● WRITTEN PROBLEM:
Restate, exactly and without pictures, the lines from the start of the listing below through the line holding "from plotly.subplots import make_subplots".

* begin COLLECTED DATA *

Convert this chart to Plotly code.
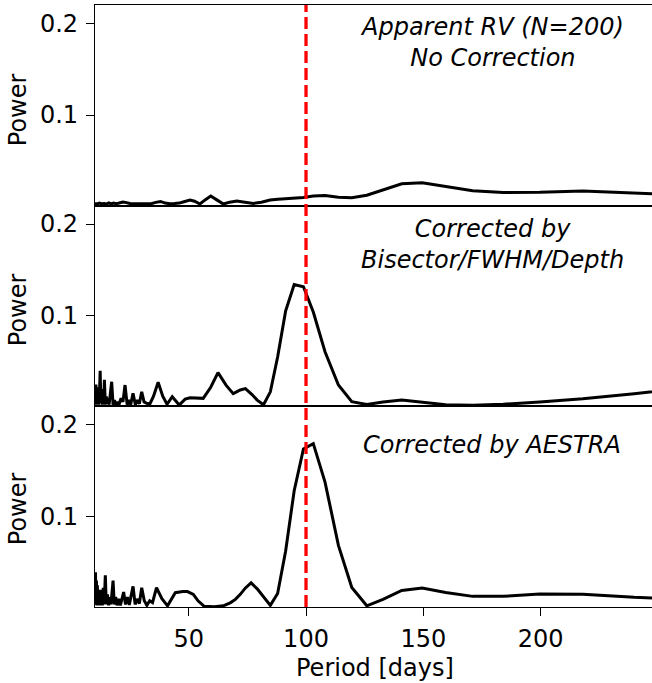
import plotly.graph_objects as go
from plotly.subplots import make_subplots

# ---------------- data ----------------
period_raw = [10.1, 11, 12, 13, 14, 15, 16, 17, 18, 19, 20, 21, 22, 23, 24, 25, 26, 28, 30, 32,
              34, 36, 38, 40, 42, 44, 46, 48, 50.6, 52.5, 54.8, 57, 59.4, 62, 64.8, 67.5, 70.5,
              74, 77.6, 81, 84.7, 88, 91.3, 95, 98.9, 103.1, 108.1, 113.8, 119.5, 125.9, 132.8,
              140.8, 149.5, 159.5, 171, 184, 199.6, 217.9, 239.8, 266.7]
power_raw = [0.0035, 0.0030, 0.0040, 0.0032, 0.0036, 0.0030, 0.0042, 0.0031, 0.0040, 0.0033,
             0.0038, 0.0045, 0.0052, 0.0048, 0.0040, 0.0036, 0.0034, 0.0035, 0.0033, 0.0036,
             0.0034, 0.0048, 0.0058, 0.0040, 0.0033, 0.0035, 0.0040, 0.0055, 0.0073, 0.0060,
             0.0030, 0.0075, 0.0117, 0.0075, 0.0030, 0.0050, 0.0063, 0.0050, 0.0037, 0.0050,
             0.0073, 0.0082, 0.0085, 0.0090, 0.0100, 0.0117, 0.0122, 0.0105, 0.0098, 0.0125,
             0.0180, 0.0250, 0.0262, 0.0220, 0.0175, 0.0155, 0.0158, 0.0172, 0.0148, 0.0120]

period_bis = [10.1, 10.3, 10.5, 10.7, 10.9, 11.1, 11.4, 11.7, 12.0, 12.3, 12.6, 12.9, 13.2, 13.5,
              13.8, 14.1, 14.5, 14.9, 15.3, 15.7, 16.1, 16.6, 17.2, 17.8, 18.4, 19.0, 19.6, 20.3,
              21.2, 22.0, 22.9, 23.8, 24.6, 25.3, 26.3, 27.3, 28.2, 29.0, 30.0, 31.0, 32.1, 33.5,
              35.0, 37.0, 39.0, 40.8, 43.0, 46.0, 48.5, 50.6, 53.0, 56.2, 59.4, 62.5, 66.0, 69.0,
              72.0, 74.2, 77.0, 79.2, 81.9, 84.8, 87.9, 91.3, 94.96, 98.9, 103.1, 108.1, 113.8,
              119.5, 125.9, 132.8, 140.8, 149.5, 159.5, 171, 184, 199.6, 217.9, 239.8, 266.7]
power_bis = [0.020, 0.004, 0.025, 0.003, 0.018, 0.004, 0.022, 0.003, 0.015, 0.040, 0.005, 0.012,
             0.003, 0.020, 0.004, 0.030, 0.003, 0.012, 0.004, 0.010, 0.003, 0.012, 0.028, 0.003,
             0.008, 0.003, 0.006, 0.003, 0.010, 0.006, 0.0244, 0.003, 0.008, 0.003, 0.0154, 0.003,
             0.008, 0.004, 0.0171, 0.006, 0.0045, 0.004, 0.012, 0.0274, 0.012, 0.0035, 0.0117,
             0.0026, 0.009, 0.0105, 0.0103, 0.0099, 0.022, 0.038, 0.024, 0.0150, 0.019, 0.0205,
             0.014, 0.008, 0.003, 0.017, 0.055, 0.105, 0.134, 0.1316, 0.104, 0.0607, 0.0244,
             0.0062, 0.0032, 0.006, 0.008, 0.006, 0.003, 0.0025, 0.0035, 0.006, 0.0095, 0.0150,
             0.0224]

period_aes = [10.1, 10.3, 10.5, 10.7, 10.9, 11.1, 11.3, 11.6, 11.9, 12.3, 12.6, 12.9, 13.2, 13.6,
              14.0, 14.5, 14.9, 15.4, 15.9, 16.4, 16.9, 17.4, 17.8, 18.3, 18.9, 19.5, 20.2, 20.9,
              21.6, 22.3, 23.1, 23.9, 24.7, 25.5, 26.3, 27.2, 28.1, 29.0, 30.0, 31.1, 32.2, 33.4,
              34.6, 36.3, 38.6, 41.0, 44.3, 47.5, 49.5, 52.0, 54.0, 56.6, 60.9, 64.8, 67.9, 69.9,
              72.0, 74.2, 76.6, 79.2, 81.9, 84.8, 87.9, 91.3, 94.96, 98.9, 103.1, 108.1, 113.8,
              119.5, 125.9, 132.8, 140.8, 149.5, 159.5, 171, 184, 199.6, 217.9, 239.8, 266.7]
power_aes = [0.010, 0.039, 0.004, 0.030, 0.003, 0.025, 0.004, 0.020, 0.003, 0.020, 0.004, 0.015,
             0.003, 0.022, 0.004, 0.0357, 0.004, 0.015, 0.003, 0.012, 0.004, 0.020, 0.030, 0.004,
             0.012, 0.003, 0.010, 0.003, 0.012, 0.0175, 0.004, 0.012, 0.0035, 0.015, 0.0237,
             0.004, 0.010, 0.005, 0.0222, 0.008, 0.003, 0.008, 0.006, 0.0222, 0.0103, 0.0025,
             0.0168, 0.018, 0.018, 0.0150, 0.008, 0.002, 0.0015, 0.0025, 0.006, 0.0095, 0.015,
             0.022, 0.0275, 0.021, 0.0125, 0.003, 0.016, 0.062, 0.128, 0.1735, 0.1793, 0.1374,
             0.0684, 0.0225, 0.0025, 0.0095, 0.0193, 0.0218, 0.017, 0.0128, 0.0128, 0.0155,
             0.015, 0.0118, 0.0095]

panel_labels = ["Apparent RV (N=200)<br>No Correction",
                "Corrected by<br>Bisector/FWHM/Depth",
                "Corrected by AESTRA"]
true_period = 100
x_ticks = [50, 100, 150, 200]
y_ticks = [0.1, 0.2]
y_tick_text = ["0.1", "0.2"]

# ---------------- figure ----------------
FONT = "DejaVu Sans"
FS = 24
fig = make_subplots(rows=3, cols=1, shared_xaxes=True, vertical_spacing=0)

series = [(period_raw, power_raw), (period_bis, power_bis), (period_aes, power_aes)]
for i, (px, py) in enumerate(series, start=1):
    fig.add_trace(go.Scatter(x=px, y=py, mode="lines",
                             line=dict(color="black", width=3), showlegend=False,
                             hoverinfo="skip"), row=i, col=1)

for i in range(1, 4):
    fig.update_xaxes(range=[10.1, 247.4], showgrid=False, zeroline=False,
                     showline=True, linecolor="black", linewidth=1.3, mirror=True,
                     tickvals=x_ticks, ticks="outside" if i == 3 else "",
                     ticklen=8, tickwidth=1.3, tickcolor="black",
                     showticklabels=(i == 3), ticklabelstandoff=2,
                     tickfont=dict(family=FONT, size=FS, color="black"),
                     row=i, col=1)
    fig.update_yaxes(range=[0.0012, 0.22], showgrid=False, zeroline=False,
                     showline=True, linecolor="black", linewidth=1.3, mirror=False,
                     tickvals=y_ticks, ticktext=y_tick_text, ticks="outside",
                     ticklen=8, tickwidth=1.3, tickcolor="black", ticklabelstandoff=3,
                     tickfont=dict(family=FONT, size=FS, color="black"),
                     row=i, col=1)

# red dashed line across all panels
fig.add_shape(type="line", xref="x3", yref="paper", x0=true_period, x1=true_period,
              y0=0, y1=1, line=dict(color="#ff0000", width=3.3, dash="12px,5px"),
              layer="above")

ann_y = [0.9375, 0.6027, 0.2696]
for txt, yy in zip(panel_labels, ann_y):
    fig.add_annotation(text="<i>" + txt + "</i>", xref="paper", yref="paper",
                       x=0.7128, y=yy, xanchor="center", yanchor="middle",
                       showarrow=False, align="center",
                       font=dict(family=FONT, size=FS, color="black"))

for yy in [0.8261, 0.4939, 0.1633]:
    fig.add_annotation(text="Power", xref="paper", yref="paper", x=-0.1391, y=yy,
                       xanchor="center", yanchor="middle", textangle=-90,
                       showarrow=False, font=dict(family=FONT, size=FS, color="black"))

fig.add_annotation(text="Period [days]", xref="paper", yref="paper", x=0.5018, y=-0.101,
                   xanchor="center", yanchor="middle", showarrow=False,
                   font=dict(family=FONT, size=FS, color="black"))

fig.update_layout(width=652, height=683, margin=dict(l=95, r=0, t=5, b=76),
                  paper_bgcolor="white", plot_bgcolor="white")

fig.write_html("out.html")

* end COLLECTED DATA *

● RESPONSE BELOW:
Convert this chart to Plotly code.
import plotly.graph_objects as go
from plotly.subplots import make_subplots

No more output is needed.